Offshore Workers Re-Boarding Platforms and Rigs Following Tropical Storm (USA)

  • Business & Finance

Offshore Workers Re-Boarding Platforms and Rigs Following Tropical Storm (USA)

Offshore oil and gas operators in the Gulf of Mexico are re-boarding platforms and rigs, and restoring production following Tropical Storm Debby. The Bureau of Safety and Environmental Enforcement (BSEE) Hurricane Response Team is monitoring the operators’ activities.

The team will continue to work with offshore operators and other state and federal agencies until operations return to normal. This will be the final statistics update for Tropical Storm Debby.

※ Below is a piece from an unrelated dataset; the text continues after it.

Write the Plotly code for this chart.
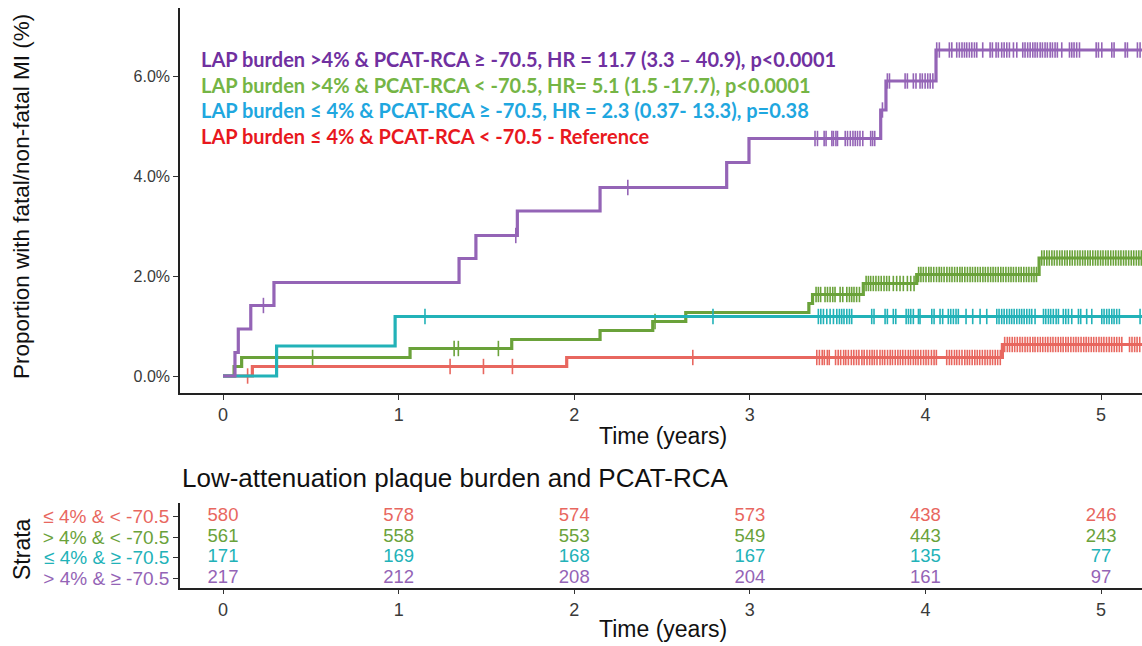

Based on data from offshore operator reports submitted as of 11:30 a.m. CDT yesterday, personnel remain evacuated from a total of ten production platforms, equivalent to 1.6 percent of the 596 manned platforms in the Gulf of Mexico. Production platforms are the structures located offshore from which oil and natural gas are produced. Unlike drilling rigs, which typically move from location to location, production facilities remain in the same location throughout a project’s duration

Of the 70 rigs currently operating in the Gulf, none remain evacuated. Rigs can include several types of self-contained offshore drilling facilities including jackup rigs, submersibles and semisubmersibles.

As part of the evacuation process, personnel activate the applicable shut-in procedure, which can frequently be accomplished from a remote location. This involves closing the sub-surface safety valves located below the surface of the ocean floor to prevent the release of oil or gas. During previous hurricane seasons, the shut-in valves functioned 100 percent of the time, efficiently shutting in production from wells on the Outer Continental Shelf and protecting the marine and coastal environments. Shutting-in oil and gas production is a standard procedure conducted by industry for safety and environmental reasons.

From operator reports, it is estimated that approximately 3.21 percent of the current daily oil production in the Gulf of Mexico has been shut-in. It is also estimated that approximately 3.64 percent of the current daily natural gas production in the Gulf of Mexico has been shut-in. The production percentages are calculated using information submitted by offshore operators in daily reports. Shut-in production information included in these reports is based on the amount of oil and gas the operator expected to produce that day. The shut-in production figures therefore are estimates, which BSEE compares to historical production reports to ensure the estimates follow a logical pattern.